Friday, October 31, 2008

Compassion fatigue

I was driving home and switched over to the Wisconsin Public Radio station out of Green Bay that is all talk, all the time. A woman was delivering a news story from a foreign land, I missed the first bit so I don't know which one. She had an oddly cheerful voice for the subject matter - "...motorcycle taxis that carry passengers side-saddle to their destination, but most of the citizens travel by foot. Life is bustling, but these are all refugees in a relocation camp. A few miles away the streets are quiet. No one there but dead bodies, and the rebel soldiers who killed them..."

I turned it off. Is that wrong of me? But this was news from a country far away from here, where I don't know anyone (probably don't even know anyone who knows anyone), and the killing is not my fault, and just now, today, there's nothing I can do about it.

So, I rationalized at the time, continuing to listen would serve no purpose at all except entertainment, and it's wrong to get entertainment value out of a village full of dead bodies and the soldiers who killed them.

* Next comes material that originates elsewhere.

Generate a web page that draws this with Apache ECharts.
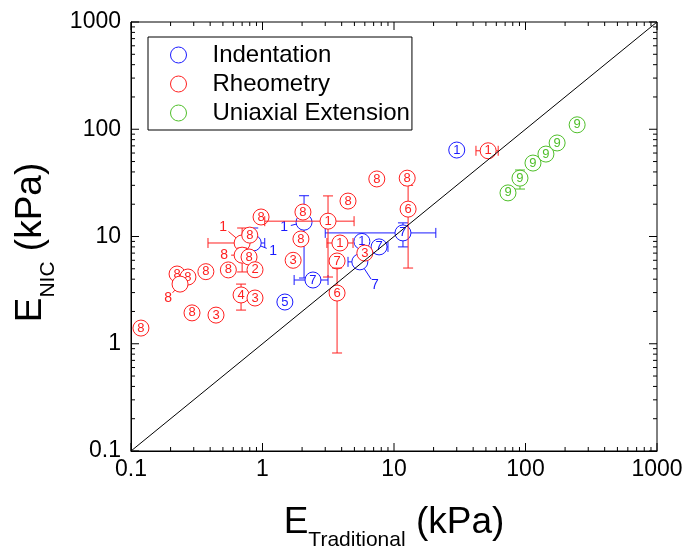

But then, the voice of my philosopher friends inside my head said, first of all it's important to be aware of these goings-on in the world and not turn a blind ear to them. And beyond awareness, it's your moral obligation to do what you can to stop it. You should have listened all the way to the end of the story and if they didn't say again what country it was in you should have called the station to find out, and then, right then, you should have done whatever you could to stop the killing, including running off and joining the Peace Corps, alerting the media and insisting that they make a big deal about it, forming a non-profit fund-raising group, organizing people, creating urgency in your community, working hard. As a human being, you have a serious and incontrovertible moral obligation to do whatever you can to stop this kind of thing happening, even if, no, especially if, you don't know the people and don't know anyone who knows them.

Piss off, I said to my inner philosopher. And drove off listening to something else.